Podopieczni Andrzeja Kubackiego w pojedynku inaugurującym 18. serię spotkań KRISPOL 1. Ligi Mężczyzn nie dali wielu szans głogowianom na nawiązanie równorzędnej walki. Zagrali bardzo pewnie, konsekwentnie i najwięcej problemów sprawili rywalom swoją zagrywką.
- W dwóch pierwszych setach zagraliśmy bardzo konsekwentnie. Spotkanie było równe, a przeciwnik dość mocno się postawił. W trzeciej partii udało się nam ich przytrzymać zagrywką. Do tego dołożyliśmy dobrą grę atakiem - powiedział Daniel Gąsior.

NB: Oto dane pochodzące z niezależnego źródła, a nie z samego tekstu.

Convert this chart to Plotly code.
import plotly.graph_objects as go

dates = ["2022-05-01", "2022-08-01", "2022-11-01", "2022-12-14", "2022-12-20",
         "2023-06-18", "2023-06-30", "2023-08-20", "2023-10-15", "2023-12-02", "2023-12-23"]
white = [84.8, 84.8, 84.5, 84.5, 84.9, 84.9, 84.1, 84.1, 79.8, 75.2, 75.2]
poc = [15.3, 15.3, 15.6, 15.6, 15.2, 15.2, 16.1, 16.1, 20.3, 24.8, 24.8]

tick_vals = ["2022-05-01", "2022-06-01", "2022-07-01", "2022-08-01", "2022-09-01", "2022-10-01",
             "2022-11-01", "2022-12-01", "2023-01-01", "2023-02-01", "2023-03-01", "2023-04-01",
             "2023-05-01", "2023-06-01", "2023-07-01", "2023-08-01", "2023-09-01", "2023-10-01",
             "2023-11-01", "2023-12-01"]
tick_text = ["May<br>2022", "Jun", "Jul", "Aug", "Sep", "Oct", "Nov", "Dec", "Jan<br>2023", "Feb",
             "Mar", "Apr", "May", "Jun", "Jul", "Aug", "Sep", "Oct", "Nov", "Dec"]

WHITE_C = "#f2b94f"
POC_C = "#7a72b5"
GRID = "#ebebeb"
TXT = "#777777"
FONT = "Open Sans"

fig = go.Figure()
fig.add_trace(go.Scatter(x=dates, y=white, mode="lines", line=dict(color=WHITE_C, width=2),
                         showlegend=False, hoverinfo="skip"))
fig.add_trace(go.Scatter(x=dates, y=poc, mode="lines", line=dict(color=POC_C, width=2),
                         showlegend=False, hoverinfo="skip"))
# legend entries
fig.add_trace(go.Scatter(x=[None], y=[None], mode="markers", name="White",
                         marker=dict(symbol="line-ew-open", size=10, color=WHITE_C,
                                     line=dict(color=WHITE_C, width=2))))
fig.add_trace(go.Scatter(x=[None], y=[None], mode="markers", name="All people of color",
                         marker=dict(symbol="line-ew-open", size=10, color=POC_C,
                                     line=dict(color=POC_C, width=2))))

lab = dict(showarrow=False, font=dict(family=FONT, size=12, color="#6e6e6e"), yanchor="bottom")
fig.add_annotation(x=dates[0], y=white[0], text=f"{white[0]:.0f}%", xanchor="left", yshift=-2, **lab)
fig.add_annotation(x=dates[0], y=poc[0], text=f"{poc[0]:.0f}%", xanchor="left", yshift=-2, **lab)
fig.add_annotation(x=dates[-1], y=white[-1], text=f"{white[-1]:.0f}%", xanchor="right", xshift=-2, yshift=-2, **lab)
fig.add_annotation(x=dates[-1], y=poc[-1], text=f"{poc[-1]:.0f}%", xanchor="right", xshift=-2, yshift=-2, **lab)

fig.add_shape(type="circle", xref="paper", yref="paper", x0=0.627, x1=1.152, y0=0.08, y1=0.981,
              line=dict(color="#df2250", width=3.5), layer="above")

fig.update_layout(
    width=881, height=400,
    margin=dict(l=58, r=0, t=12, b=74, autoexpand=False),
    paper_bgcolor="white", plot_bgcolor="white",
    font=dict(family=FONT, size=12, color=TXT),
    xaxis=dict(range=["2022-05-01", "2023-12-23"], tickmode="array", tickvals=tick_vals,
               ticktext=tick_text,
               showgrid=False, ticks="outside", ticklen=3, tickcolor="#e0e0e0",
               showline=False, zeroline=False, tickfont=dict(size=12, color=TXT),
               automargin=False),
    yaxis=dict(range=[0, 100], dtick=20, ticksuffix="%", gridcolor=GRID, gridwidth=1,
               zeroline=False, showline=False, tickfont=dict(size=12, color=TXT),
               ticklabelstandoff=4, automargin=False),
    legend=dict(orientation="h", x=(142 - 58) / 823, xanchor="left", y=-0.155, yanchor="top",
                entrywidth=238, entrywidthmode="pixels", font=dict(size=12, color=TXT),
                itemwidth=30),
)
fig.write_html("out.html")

Atakujący podkreślił, że dla jego zespołu ten ostatni mecz był z tej przysłowiowej kategorii za sześć punktów.
- Dla naszego zespołu było to spotkanie z tej kategorii za sześć punktów. Drużyny z dolnej części tabeli nas gonią, więc w każdym meczu należy być odpowiednio skoncetrowanym. W ostatnim czasie SPS Chrobry też się wzmocnił. Wiedzieliśmy doskonale jak ważny jest to mecz - dodał zawodnik AZS AGH.
Ostatnie spotkanie transmitowane było przez Telewizję Polsat Sport. Kamery absolutnie nie sparaliżowały siatkarzy z grodu Kraka.
- Osobiście nie mam presji, że to jest telewizyjny mecz, czy bez obecności kamer. Każdy mecz traktuję tak samo. Myślę, że drużyna podobnie do tego podchodzi. W każdym spotkaniu po prostu chcemy zagrać jak najlepiej i odnieść zwycięstwo - wyznał atakujący.
W najbliższej kolejce AZS AGH Kraków również zagra przed własną publicznością. Tym razem o ważne ligowe punkty powalczy z SMS PZPS I Spała.
- Czego nam życzyć? Punktów, ponieważ bardzo chcemy awansować do ósemki. Dla nas jest to bardzo ważne, ponieważ nie chcemy skończyć gry w marcu. Każdy z nas jest bardzo ambitnym i pracowitym zawodnikiem. Chcemy walczyć o wyższe cele - zakończył Gąsior.